Overnight, the API released its weekly inventory numbers, which showed that US crude oil inventories declined by 7.69MMbbls over the last week, which was much larger than the roughly 2MMbbls draw the market was expecting. This should provide some further immediate upside momentum for the market. Changes in refined product inventories were also constructive, with gasoline and distillate fuel oil stocks reported to have fallen by 5.31MMbbls and 3.45MMbbls respectively. Later today, the more widely followed EIA report will be released, and a similar crude number would mean the largest weekly draw since January.
Industrial metals continue to power on amid rising inflation expectations which hit a two-week high, while exchange inventories fell across the board, which provided further support. Investors have been increasingly focused on re-openings and the demand recovery, especially outside of China, which has become more evident of late. US Fed chair, Jerome Powell, also commented at the beginning of the week that the recovery in the US is “making real progress” and that the outlook has clearly brightened. This has led to rising net speculative length in copper along with other base metals, whereas the interest from producers to hedge has subsided. This suggests that producers see further upside to prices.

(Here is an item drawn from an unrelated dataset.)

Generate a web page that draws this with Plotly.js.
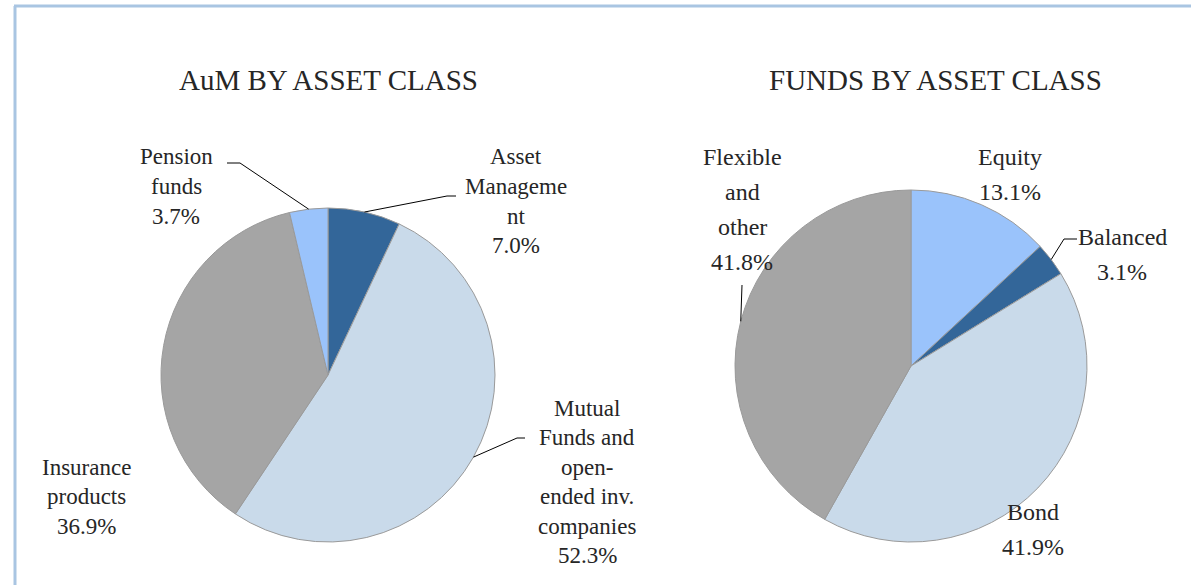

As for precious metals, the rally of the complex (led by silver) following the April US PMI reading (missed expectations) on Monday hit a wall after the latest hawkish comments from Janet Yellen who said that “It may be that interest rates will have to rise” to make sure the economy does not overheat. A stronger USD saw silver retreat to US$26.3/oz after spiking to US$27/oz earlier in Tuesday’s sessions. These developments also saw spot gold failing to break above US$1,800/oz, but instead falling back below US$1,780/oz.